** Begin **

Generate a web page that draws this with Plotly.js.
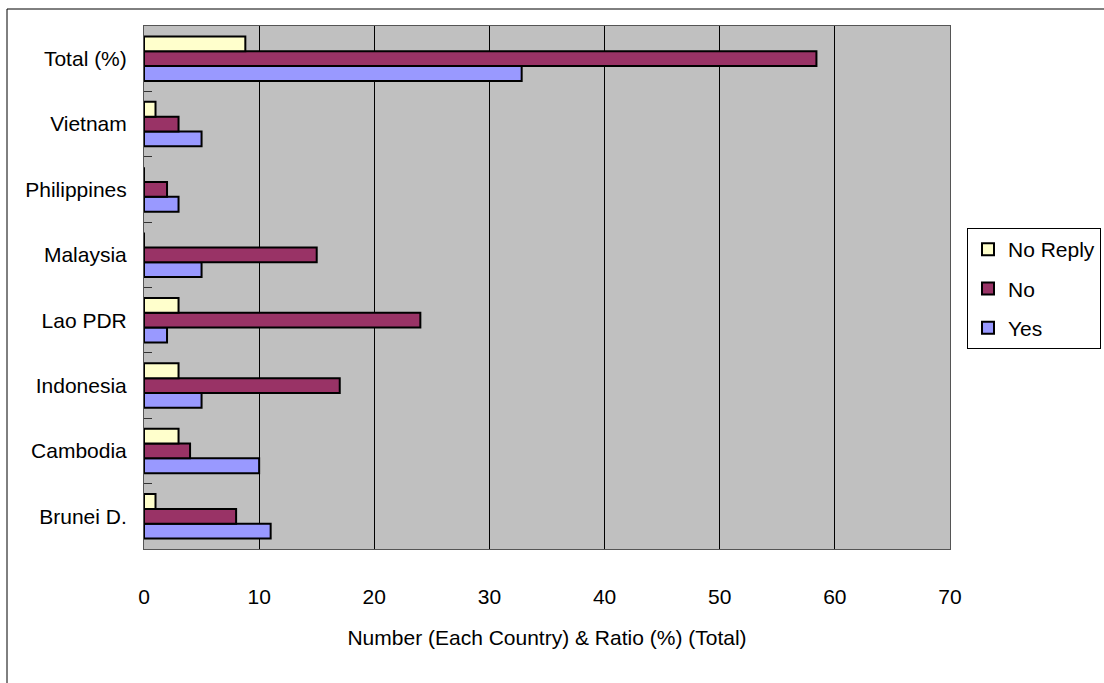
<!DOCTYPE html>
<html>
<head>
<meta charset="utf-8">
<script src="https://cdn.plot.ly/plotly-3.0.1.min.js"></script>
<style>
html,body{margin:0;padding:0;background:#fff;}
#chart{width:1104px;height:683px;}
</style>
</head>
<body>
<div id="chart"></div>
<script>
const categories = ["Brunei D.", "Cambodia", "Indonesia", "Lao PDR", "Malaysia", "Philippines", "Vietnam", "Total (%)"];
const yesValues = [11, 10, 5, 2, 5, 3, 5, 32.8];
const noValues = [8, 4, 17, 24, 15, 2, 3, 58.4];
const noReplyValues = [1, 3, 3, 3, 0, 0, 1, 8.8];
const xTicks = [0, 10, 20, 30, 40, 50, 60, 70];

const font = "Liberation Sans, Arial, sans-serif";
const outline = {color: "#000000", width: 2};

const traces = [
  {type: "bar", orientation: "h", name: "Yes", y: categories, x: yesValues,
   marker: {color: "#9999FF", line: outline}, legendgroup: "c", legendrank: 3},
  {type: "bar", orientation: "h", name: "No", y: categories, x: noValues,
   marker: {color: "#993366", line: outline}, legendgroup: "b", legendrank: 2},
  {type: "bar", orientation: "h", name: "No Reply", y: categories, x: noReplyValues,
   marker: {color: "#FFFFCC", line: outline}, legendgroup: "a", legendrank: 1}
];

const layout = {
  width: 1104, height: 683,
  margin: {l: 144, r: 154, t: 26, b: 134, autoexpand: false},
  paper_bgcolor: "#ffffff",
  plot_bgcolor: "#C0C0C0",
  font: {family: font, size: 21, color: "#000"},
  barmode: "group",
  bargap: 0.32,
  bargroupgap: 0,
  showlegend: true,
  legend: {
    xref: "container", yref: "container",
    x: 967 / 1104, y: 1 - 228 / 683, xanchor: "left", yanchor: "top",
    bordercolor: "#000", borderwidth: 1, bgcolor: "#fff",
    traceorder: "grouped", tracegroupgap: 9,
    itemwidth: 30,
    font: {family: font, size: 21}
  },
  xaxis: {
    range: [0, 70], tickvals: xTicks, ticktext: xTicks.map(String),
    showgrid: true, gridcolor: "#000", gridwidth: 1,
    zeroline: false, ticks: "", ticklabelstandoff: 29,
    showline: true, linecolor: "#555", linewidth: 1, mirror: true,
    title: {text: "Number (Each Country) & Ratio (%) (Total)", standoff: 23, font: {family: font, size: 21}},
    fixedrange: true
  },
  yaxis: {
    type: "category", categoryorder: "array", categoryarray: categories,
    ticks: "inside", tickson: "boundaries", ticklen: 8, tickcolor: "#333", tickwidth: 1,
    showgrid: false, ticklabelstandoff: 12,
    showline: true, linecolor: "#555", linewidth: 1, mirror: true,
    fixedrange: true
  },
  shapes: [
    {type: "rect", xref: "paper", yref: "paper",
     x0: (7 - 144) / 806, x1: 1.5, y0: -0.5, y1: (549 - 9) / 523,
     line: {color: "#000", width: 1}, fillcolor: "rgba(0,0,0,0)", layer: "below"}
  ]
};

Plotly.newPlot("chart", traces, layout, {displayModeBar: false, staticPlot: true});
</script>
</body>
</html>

** End **

* Instructions for the task
Repeat the material above in full and unchanged, minus its images.

* Exercise response
Generate a web page that draws this with Plotly.js.
<!DOCTYPE html>
<html>
<head>
<meta charset="utf-8">
<script src="https://cdn.plot.ly/plotly-3.0.1.min.js"></script>
<style>
html,body{margin:0;padding:0;background:#fff;}
#chart{width:1104px;height:683px;}
</style>
</head>
<body>
<div id="chart"></div>
<script>
const categories = ["Brunei D.", "Cambodia", "Indonesia", "Lao PDR", "Malaysia", "Philippines", "Vietnam", "Total (%)"];
const yesValues = [11, 10, 5, 2, 5, 3, 5, 32.8];
const noValues = [8, 4, 17, 24, 15, 2, 3, 58.4];
const noReplyValues = [1, 3, 3, 3, 0, 0, 1, 8.8];
const xTicks = [0, 10, 20, 30, 40, 50, 60, 70];

const font = "Liberation Sans, Arial, sans-serif";
const outline = {color: "#000000", width: 2};

const traces = [
  {type: "bar", orientation: "h", name: "Yes", y: categories, x: yesValues,
   marker: {color: "#9999FF", line: outline}, legendgroup: "c", legendrank: 3},
  {type: "bar", orientation: "h", name: "No", y: categories, x: noValues,
   marker: {color: "#993366", line: outline}, legendgroup: "b", legendrank: 2},
  {type: "bar", orientation: "h", name: "No Reply", y: categories, x: noReplyValues,
   marker: {color: "#FFFFCC", line: outline}, legendgroup: "a", legendrank: 1}
];

const layout = {
  width: 1104, height: 683,
  margin: {l: 144, r: 154, t: 26, b: 134, autoexpand: false},
  paper_bgcolor: "#ffffff",
  plot_bgcolor: "#C0C0C0",
  font: {family: font, size: 21, color: "#000"},
  barmode: "group",
  bargap: 0.32,
  bargroupgap: 0,
  showlegend: true,
  legend: {
    xref: "container", yref: "container",
    x: 967 / 1104, y: 1 - 228 / 683, xanchor: "left", yanchor: "top",
    bordercolor: "#000", borderwidth: 1, bgcolor: "#fff",
    traceorder: "grouped", tracegroupgap: 9,
    itemwidth: 30,
    font: {family: font, size: 21}
  },
  xaxis: {
    range: [0, 70], tickvals: xTicks, ticktext: xTicks.map(String),
    showgrid: true, gridcolor: "#000", gridwidth: 1,
    zeroline: false, ticks: "", ticklabelstandoff: 29,
    showline: true, linecolor: "#555", linewidth: 1, mirror: true,
    title: {text: "Number (Each Country) & Ratio (%) (Total)", standoff: 23, font: {family: font, size: 21}},
    fixedrange: true
  },
  yaxis: {
    type: "category", categoryorder: "array", categoryarray: categories,
    ticks: "inside", tickson: "boundaries", ticklen: 8, tickcolor: "#333", tickwidth: 1,
    showgrid: false, ticklabelstandoff: 12,
    showline: true, linecolor: "#555", linewidth: 1, mirror: true,
    fixedrange: true
  },
  shapes: [
    {type: "rect", xref: "paper", yref: "paper",
     x0: (7 - 144) / 806, x1: 1.5, y0: -0.5, y1: (549 - 9) / 523,
     line: {color: "#000", width: 1}, fillcolor: "rgba(0,0,0,0)", layer: "below"}
  ]
};

Plotly.newPlot("chart", traces, layout, {displayModeBar: false, staticPlot: true});
</script>
</body>
</html>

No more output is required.